Flight controllers managing the $671m mission will spend six weeks checking the robotic explorer’s instruments before it begins observations of the red planet’s atmosphere.
The mission’s goal is to explore the planet’s upper atmosphere, ionosphere, and interactions with the Sun and solar wind.
Maven – the name is short for Martian Atmosphere and Volatile Evolution – will also explore the planet’s interactions with the Sun.
Scientists believe Mars’ atmosphere could hold clues as to how the planet went from being warm and wet billions of years ago to cold and dry today.
Early Mars could have harboured microbial life, researchers believe.
“This is such an incredible night,” said John Grunsfeld, Nasa’s chief for science missions.
Nasa launched Maven last November from Cape Canaveral, the 10th US mission sent to orbit the Red Planet.
Three earlier ones failed, and until the official word came of success late Sunday night, the entire team was on edge.
“I don’t have any fingernails any more, but we’ve made it,” said Colleen Hartman, deputy director for science at Goddard Space Flight Center in Greenbelt, Maryland. “It’s incredible.”
Maven joins three spacecraft already circling Mars, two American and one European.

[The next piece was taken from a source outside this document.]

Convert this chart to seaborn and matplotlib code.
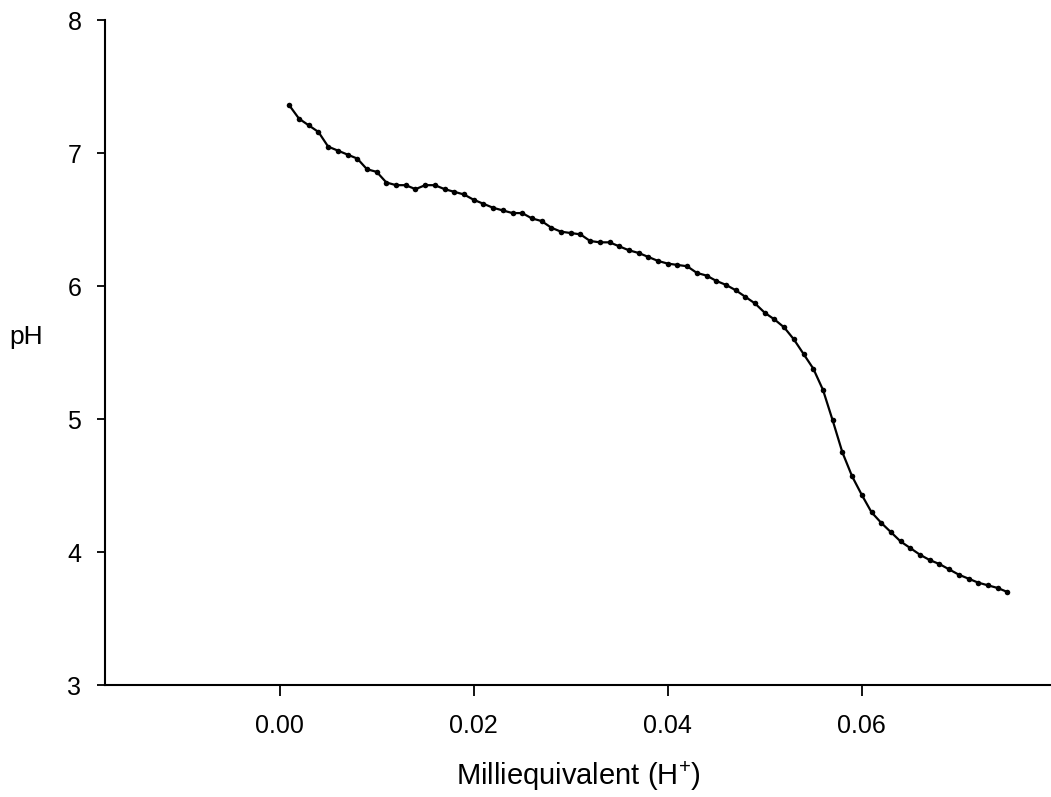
import matplotlib
matplotlib.use("Agg")
import matplotlib.pyplot as plt
import seaborn as sns
import pandas as pd

meq = [0.001, 0.002, 0.003, 0.004, 0.005, 0.006, 0.007, 0.008, 0.009, 0.010,
       0.011, 0.012, 0.013, 0.014, 0.015, 0.016, 0.017, 0.018, 0.019, 0.020,
       0.021, 0.022, 0.023, 0.024, 0.025, 0.026, 0.027, 0.028, 0.029, 0.030,
       0.031, 0.032, 0.033, 0.034, 0.035, 0.036, 0.037, 0.038, 0.039, 0.040,
       0.041, 0.042, 0.043, 0.044, 0.045, 0.046, 0.047, 0.048, 0.049, 0.050,
       0.051, 0.052, 0.053, 0.054, 0.055, 0.056, 0.057, 0.058, 0.059, 0.060,
       0.061, 0.062, 0.063, 0.064, 0.065, 0.066, 0.067, 0.068, 0.069, 0.070,
       0.071, 0.072, 0.073, 0.074, 0.075]
ph = [7.36, 7.26, 7.21, 7.16, 7.05, 7.02, 6.99, 6.96, 6.88, 6.86,
      6.78, 6.76, 6.76, 6.73, 6.76, 6.76, 6.73, 6.71, 6.69, 6.65,
      6.62, 6.59, 6.57, 6.55, 6.55, 6.51, 6.49, 6.44, 6.41, 6.40,
      6.39, 6.34, 6.33, 6.33, 6.30, 6.27, 6.25, 6.22, 6.19, 6.17,
      6.16, 6.15, 6.10, 6.08, 6.04, 6.01, 5.97, 5.92, 5.87, 5.80,
      5.75, 5.69, 5.60, 5.49, 5.38, 5.22, 4.99, 4.75, 4.57, 4.43,
      4.30, 4.22, 4.15, 4.08, 4.03, 3.98, 3.94, 3.91, 3.87, 3.83,
      3.80, 3.77, 3.75, 3.73, 3.70]
xticks = [0.00, 0.02, 0.04, 0.06]
xticklabels = ["0.00", "0.02", "0.04", "0.06"]
yticks = [3, 4, 5, 6, 7, 8]

sns.set_theme(style="ticks")
plt.rcParams["font.family"] = ["Liberation Sans", "DejaVu Sans"]
plt.rcParams["mathtext.fontset"] = "custom"
plt.rcParams["mathtext.rm"] = "Liberation Sans"

df = pd.DataFrame({"meq": meq, "ph": ph})

fig = plt.figure(figsize=(10.51, 7.97), dpi=100)
ax = fig.add_axes([0.0999, 0.1405, 0.9001, 0.834])

sns.lineplot(data=df, x="meq", y="ph", ax=ax, color="black", linewidth=1.6,
             marker="o", markersize=4, markeredgewidth=0, markerfacecolor="black")

ax.set_xlim(-0.018, 0.0795)
ax.set_ylim(3, 8)
ax.set_xticks(xticks)
ax.set_xticklabels(xticklabels)
ax.set_yticks(yticks)

for s in ["top", "right"]:
    ax.spines[s].set_visible(False)
for s in ["left", "bottom"]:
    ax.spines[s].set_linewidth(1.5)
    ax.spines[s].set_color("black")

ax.tick_params(axis="x", length=8, width=1.3, pad=13, labelsize=18, colors="black")
ax.tick_params(axis="y", length=6, width=1.3, pad=11, labelsize=18, colors="black")

ax.set_xlabel("Milliequivalent (H$^{\\mathregular{+}}$)", fontsize=21, color="black")
ax.xaxis.set_label_coords(0.5, -0.112)
ax.set_ylabel("pH", fontsize=19, rotation=0, color="black", ha="center", va="center")
ax.yaxis.set_label_coords(-0.0835, 0.524)

fig.savefig("out.png", dpi=100, facecolor="white")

India’s first interplanetary probe, Mangalyaan, will reach Mars in two days and also aim for orbit.
Maven will spend at least a year collecting data from Mars and its orbit will dip as low as 78 miles above the Martian surface as its eight instruments make measurements.
All these robotic scouts are paving the way for the human explorers that Nasa hopes to send in the 2030s.
Maven will have a rare brush with a comet next month.
The nucleus of newly discovered Comet Siding Spring will pass 82,000 miles (131,960 km) from Mars on October 19.
The risk of comet dust damaging Maven is low, officials said, and the spacecraft should be able to observe Siding Spring as a science bonus.